At Man Group, we believe in the Python Ecosystem and have been trading Machine Learning based systems since early 2014.
At Man Group, we believe in the Python Ecosystem and have been trading Machine Learning based systems since early 2014.
August 2019
To give back and strengthen London’s Python and Machine Learning Communities, we sponsor and support the PyData and Machine Learning London Meetups.
In August, we had the pleasure of welcoming Edward Grefenstette, research scientist at Facebook AI Research, and Wang-Zhou Dai, research associate in the Department of Computing at Imperial College London, to the London Machine Learning Meetup.
Teaching Artificial Agents to Understand Language by Modelling Reward - Edward Grefenstette
Recent progress in Deep Reinforcement Learning has shown that agents can be taught complex behaviour and solve difficult tasks, such as playing video games from pixel observations, or mastering the game of Go without observing human games, with relatively little prior information.
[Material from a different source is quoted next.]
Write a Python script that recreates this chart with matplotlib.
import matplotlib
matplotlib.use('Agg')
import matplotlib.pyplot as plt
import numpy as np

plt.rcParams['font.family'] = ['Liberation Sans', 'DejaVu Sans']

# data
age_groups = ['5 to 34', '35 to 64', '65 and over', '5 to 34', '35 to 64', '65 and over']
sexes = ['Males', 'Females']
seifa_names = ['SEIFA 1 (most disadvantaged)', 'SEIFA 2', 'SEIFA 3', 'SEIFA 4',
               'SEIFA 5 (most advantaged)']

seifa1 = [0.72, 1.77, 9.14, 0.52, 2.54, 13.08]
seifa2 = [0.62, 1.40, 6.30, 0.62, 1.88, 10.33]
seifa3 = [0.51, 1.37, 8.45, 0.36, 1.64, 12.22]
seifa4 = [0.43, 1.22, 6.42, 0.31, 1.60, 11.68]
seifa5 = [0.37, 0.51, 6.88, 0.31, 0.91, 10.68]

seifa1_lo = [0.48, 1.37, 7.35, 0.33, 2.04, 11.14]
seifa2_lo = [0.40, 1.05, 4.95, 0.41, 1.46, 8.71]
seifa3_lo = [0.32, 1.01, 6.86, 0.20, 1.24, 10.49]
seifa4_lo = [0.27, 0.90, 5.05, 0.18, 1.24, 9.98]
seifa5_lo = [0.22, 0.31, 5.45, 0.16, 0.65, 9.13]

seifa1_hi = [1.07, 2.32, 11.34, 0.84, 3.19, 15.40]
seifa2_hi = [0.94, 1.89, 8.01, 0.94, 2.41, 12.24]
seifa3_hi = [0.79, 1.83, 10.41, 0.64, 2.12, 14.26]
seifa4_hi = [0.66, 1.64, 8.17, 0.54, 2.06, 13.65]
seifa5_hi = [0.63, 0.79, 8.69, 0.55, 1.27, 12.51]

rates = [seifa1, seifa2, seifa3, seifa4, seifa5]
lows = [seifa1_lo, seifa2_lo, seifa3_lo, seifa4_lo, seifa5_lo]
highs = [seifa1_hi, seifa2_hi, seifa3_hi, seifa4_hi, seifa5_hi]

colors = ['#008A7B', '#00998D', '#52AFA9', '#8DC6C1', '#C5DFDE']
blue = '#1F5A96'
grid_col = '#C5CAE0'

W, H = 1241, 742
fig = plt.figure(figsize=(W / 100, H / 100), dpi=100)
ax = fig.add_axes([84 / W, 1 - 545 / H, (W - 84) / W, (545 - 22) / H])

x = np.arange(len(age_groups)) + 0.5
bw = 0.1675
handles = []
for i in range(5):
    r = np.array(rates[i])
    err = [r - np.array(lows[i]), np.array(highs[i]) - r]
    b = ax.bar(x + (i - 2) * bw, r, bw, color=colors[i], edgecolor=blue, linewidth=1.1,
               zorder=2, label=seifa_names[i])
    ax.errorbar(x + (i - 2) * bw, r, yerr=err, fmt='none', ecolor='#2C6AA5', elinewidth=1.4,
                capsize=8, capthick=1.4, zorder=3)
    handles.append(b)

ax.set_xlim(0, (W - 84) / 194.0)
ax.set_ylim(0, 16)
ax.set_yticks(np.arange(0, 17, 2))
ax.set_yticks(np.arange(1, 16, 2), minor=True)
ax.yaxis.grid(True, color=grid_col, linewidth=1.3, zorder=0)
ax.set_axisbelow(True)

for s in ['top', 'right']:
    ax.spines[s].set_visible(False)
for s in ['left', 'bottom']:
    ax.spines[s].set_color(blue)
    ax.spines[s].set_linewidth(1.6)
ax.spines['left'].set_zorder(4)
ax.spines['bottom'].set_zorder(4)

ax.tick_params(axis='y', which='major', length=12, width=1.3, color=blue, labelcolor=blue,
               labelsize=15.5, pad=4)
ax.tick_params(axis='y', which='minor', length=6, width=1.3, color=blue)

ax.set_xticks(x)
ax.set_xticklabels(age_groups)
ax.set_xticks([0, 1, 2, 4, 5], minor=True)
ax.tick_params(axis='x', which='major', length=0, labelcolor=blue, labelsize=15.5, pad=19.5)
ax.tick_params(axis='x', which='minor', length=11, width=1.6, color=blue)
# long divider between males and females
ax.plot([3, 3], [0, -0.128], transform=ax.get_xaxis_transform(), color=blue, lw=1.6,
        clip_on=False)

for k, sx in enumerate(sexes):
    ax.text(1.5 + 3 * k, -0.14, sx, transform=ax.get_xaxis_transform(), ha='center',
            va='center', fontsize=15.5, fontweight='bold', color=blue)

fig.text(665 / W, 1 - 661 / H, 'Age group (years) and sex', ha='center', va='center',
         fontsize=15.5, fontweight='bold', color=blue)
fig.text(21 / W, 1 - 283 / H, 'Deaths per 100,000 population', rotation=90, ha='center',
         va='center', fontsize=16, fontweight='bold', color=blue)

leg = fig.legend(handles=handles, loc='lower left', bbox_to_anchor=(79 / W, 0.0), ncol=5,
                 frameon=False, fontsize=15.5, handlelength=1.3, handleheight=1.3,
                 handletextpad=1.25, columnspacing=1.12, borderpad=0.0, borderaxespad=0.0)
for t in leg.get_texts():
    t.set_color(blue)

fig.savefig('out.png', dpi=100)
Building on these successes, researchers such as Hermann and colleagues have sought to apply these methods to teach-in simulation-agents to complete a variety of tasks specified by combinatorially rich instruction languages. In this talk, we discuss some of these highlights and some of the limitations which inhibit scalability of such approaches to more complex instruction languages (including natural language). Following this, we introduce a new approach, inspired by recent work in adversarial reward modelling, which constitutes a first step towards scaling instruction-conditional agent training to “real world” language.
Edward Grefenstette
Edward Grefenstette is a Research Scientist at Facebook AI Research, and Honorary Associate Professor at UCL. He previously was, in reverse order, a Staff Research Scientist at DeepMind, the CTO of Dark Blue Labs, and a Junior Research Fellow within Oxford’s Department of Computer Science and Somerville College. His recent research has covered topics at the intersection of deep learning and machine reasoning, addressing questions such as how neural networks can model or understand logic and mathematics, infer implicit or human-readable programs, or learn to understand instructions from simulation.
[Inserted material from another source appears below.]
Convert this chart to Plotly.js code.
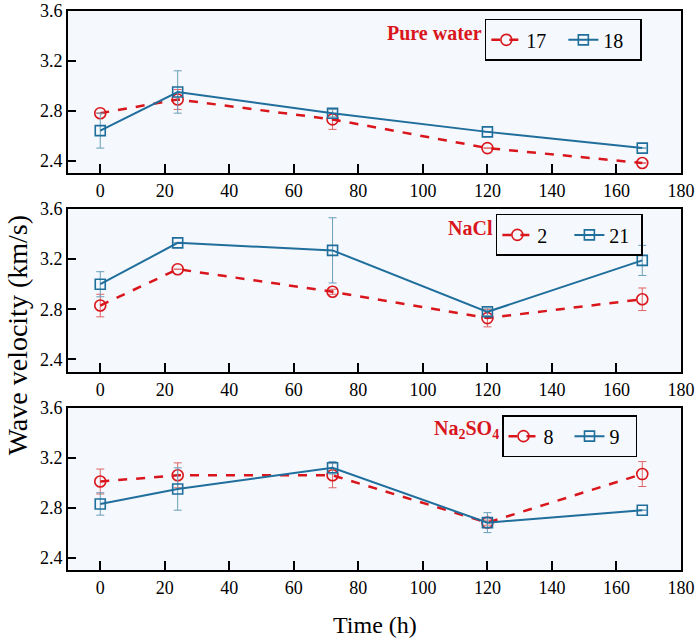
<!DOCTYPE html>
<html>
<head>
<meta charset="utf-8">
<script src="https://cdn.plot.ly/plotly-3.0.1.min.js"></script>
<style>
  body { margin: 0; background: #fff; }
  #plot { width: 699px; height: 643px; }
</style>
</head>
<body>
<div id="plot"></div>
<script>
// time points (h)
const timeH = [0, 24, 72, 120, 168];

// pure water, samples 17 and 18
const water17 = [2.78, 2.89, 2.73, 2.5, 2.38];
const water17Err = [0, 0.08, 0.08, 0, 0];
const water18 = [2.64, 2.95, 2.78, 2.63, 2.5];
const water18Err = [0.14, 0.17, 0.03, 0, 0];

// NaCl, samples 2 and 21
const nacl2 = [2.83, 3.12, 2.94, 2.73, 2.88];
const nacl2Err = [0.09, 0, 0.02, 0.07, 0.09];
const nacl21 = [3.0, 3.33, 3.27, 2.78, 3.19];
const nacl21Err = [0.1, 0, 0.26, 0.03, 0.12];

// Na2SO4, samples 8 and 9
const sulf8 = [3.01, 3.06, 3.06, 2.68, 3.07];
const sulf8Err = [0.1, 0.1, 0.1, 0.02, 0.1];
const sulf9 = [2.83, 2.95, 3.12, 2.68, 2.78];
const sulf9Err = [0.09, 0.17, 0.05, 0.08, 0];

const panelLabels = ["Pure water", "NaCl", "Na<sub>2</sub>SO<sub>4</sub>"];
const seriesNames = [["17", "18"], ["2", "21"], ["8", "9"]];

const RED = "#d9161c";
const BLUE = "#1f6e9c";
const FONT = "Liberation Serif, Times New Roman, serif";

// dashed red line with open circles
function redTrace(y, err, name, ax, legend) {
  return {
    x: timeH, y: y, name: name, type: "scatter", mode: "lines+markers",
    xaxis: "x" + ax, yaxis: "y" + ax, legend: legend,
    line: { color: RED, width: 2.5, dash: "dash" },
    marker: { symbol: "circle-open", size: 11, color: RED, line: { width: 1.6 } },
    error_y: { type: "data", array: err, visible: true, color: "#e06466", thickness: 1, width: 4 }
  };
}

// solid blue line with open squares
function blueTrace(y, err, name, ax, legend) {
  return {
    x: timeH, y: y, name: name, type: "scatter", mode: "lines+markers",
    xaxis: "x" + ax, yaxis: "y" + ax, legend: legend,
    line: { color: BLUE, width: 2 },
    marker: { symbol: "square-open", size: 10, color: BLUE, line: { width: 1.6 } },
    error_y: { type: "data", array: err, visible: true, color: "#6a9fb8", thickness: 1, width: 4 }
  };
}

let data = [
  redTrace(water17, water17Err, seriesNames[0][0], "", "legend"),
  blueTrace(water18, water18Err, seriesNames[0][1], "", "legend"),
  redTrace(nacl2, nacl2Err, seriesNames[1][0], "2", "legend2"),
  blueTrace(nacl21, nacl21Err, seriesNames[1][1], "2", "legend2"),
  redTrace(sulf8, sulf8Err, seriesNames[2][0], "3", "legend3"),
  blueTrace(sulf9, sulf9Err, seriesNames[2][1], "3", "legend3")
];

function xAxis(anchor) {
  return {
    anchor: anchor, range: [-10, 180], tick0: 0, dtick: 20,
    showline: true, mirror: true, linecolor: "#000", linewidth: 2,
    ticks: "inside", ticklen: 9, tickwidth: 2, tickcolor: "#000",
    showgrid: false, zeroline: false,
    tickfont: { family: FONT, size: 18, color: "#000" }
  };
}

function yAxis(anchor, domain) {
  return {
    anchor: anchor, domain: domain, range: [2.3, 3.6], tick0: 2.4, dtick: 0.4,
    tickformat: ".1f",
    showline: true, mirror: true, linecolor: "#000", linewidth: 2,
    ticks: "inside", ticklen: 8, tickwidth: 2, tickcolor: "#000",
    showgrid: false, zeroline: false,
    tickfont: { family: FONT, size: 18, color: "#000" }
  };
}

function legendBox(x, y, entry) {
  return {
    x: x, y: y, xanchor: "left", yanchor: "top", orientation: "h",
    bgcolor: "rgba(0,0,0,0)", bordercolor: "#000", borderwidth: 1.5,
    font: { family: FONT, size: 20, color: "#000" },
    entrywidth: entry, entrywidthmode: "pixels", tracegroupgap: 0
  };
}

const legendPos = [[0.680, 0.986], [0.698, 0.637], [0.708, 0.277]];
const legendEntry = [32, 27, 21];

let annotations = panelLabels.map((label, i) => ({
  text: "<b>" + label + "</b>",
  xref: "paper", yref: "paper",
  x: legendPos[i][0] - 0.002, y: legendPos[i][1] - 0.026,
  xanchor: "right", yanchor: "middle", showarrow: false,
  font: { family: FONT, size: 20, color: RED }
}));

annotations.push({
  text: "Wave velocity (km/s)", xref: "paper", yref: "paper",
  x: -0.083, y: 0.42, xanchor: "center", yanchor: "middle",
  textangle: -90, showarrow: false,
  font: { family: FONT, size: 28, color: "#000" }
});
annotations.push({
  text: "Time (h)", xref: "paper", yref: "paper",
  x: 0.5, y: -0.098, xanchor: "center", yanchor: "middle",
  showarrow: false,
  font: { family: FONT, size: 24, color: "#000" }
});

let layout = {
  width: 699, height: 643,
  margin: { l: 68, r: 18, t: 11, b: 73 },
  paper_bgcolor: "#fff",
  plot_bgcolor: "#f5f8fc",
  showlegend: true,
  xaxis: xAxis("y"),
  yaxis: yAxis("x", [0.7102, 1]),
  xaxis2: xAxis("y2"),
  yaxis2: yAxis("x2", [0.3542, 0.6458]),
  xaxis3: xAxis("y3"),
  yaxis3: yAxis("x3", [0, 0.2898]),
  legend: legendBox(legendPos[0][0], legendPos[0][1], legendEntry[0]),
  legend2: legendBox(legendPos[1][0], legendPos[1][1], legendEntry[1]),
  legend3: legendBox(legendPos[2][0], legendPos[2][1], legendEntry[2]),
  annotations: annotations
};

Plotly.newPlot("plot", data, layout, { staticPlot: true });
</script>
</body>
</html>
Bridging Machine Learning and Logical Reasoning by Abductive Learning - Wang-Zhou Dai
Perception and reasoning are two representative abilities of intelligence that are integrated seamlessly during problem-solving processes. In the area of artificial intelligence (AI), perception is usually realised by machine learning and reasoning is often formalised by logic programming. However, the two categories of techniques were developed separately throughout most of the history of AI. This talk will introduce the abductive learning framework targeted at unifying the two AI paradigms in a mutually beneficial way. In this framework, machine learning models learn to perceive primitive logical facts from the raw data, while logical reasoning is able to correct the wrongly perceived facts for improving the machine learning models. We demonstrate that by using the abductive learning framework, computers can learn to recognise numbers and resolve equations with unknown arithmetic operations simultaneously from images of simple hand-written equations. Moreover, the learned models can be generalized to complex equations and adapted to different tasks, which is beyond the capability of state-of-the-art deep learning models.
Wang-Zhou Dai
Wang-Zhou Dai is a research associate in the Department of Computing, Imperial College London. His research interests lie in the area of Artificial Intelligence and machine learning, especially in applying first-order logical background knowledge in general machine learning techniques. He has published multiple research papers on major conferences and journals in AI and machine learning including AAAI, ILP, ICDM, ACML and Machine Learning, etc. He has been awarded the IBM PhD Fellowship and Google Excellence Scholarship during his PhD study, and now he is serving as a PC member and reviewer in many top AI & machine learning conferences.